The purpose of this program is to correct a sample of spoken Japanese. This is done by creating a recording and then passing the transcribed text
to the ChatGPT API. The transcription is managed using OpenAI's Whisper API. The app requires an environmental variable OpenAI_Key with your key for OpenAI's API (Open AI)
The prompt for this program is focused on correcting the speach and providing a corrected example in Hiragana and common Kanji, and identifying grammatical errors. Japanese is selected on the whisper API and specified in the prompt. Another language could be corrected if the prompt and Whisper settings are changed. ChatGPT does make errors in both the transcription and translation. Grammar correction seems to be more reliable.

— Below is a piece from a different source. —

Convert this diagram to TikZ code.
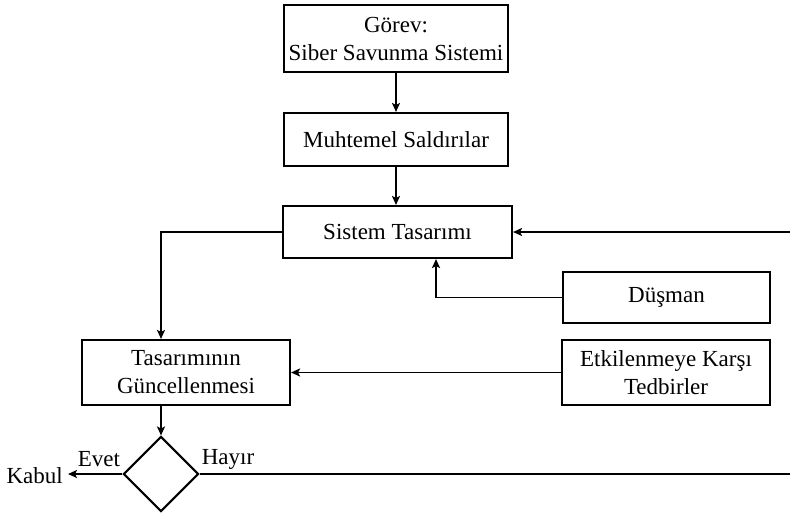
\documentclass[tikz,border=0pt]{standalone}
\usepackage{fontspec}
\setmainfont{Liberation Serif}
\usetikzlibrary{shapes.geometric,arrows.meta}
\begin{document}
\begin{tikzpicture}[x=1pt,y=-1pt,
  font=\fontsize{23}{28}\selectfont,
  box/.style={draw,line width=2.1pt,align=center,inner sep=0pt},
  conn/.style={line width=1.8pt},
  arr/.style={conn,-{Stealth[length=9pt,width=8pt,inset=2pt]}},
  lbl/.style={inner sep=0pt}]
\useasboundingbox (0,0) rectangle (790,514);

% main chain
\node[box,minimum width=224,minimum height=67] (gorev) at (396,38.5) {Görev:\\Siber Savunma Sistemi};
\node[box,minimum width=224,minimum height=53] (saldiri) at (396,139.5) {Muhtemel Saldırılar};
\node[box,minimum width=229,minimum height=52] (tasarim) at (397.5,232) {Sistem Tasarımı};
\node[box,minimum width=207,minimum height=51] (dusman) at (666.5,297.5) {Düşman};
\node[box,minimum width=208,minimum height=65] (guncel) at (186,372.5) {Tasarımının\\Güncellenmesi};
\node[box,minimum width=208,minimum height=65] (tedbir) at (666,372.5) {Etkilenmeye Karşı\\Tedbirler};

% decision
\node[draw,line width=2.1pt,diamond,minimum width=75,minimum height=75,inner sep=0pt] (karar) at (161,474) {};
\node[lbl,anchor=east] (kabul) at (63,476) {Kabul};
\node[lbl] (evet) at (99,459) {Evet};
\node[lbl] (hayir) at (228,459) {Hayır};

% free ends at the right margin
\coordinate (geri) at (790,232);
\coordinate (hayirson) at (790,474);

% connectors
\draw[arr] (gorev) -- (saldiri);
\draw[arr] (saldiri.south) -- (saldiri.south |- tasarim.north);
\draw[arr] (geri) -- (tasarim.east);
\draw[arr] (dusman.west) -| ([xshift=38.5pt]tasarim.south);
\draw[arr] (tasarim.west) -| (karar.north |- guncel.north);
\draw[arr] (tedbir.west) -- (guncel.east);
\draw[arr] (karar.north |- guncel.south) -- (karar.north);
\draw[arr] (karar.west) -- ([xshift=5pt]kabul.east |- karar.west);
\draw[conn] (karar.east) -- (hayirson);
\end{tikzpicture}
\end{document}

The recordings are stored as .wav file in the ./recordings directory. There is a utility program remove_recordings.py which will delete all the
recordings in the directory if there is no need to save them.
There is also a Docker image for the application:
docker container run -e OpenAI_Key -p 8501:8501 cgrams/languagelab:v1
It is a large image and takes some time to download and space on your drive. It also requires your OpenAI_Key environmental variable with your personal key.
There are some known problems:
- The rendering of the Streamlit Audio Recorder components initially sends a recording with size 0 bytes to Whisper: Solution is to reset and repeat.
- ChatGPT has returned responses based on more literal rendering of sounds. Solution is to trust but verify.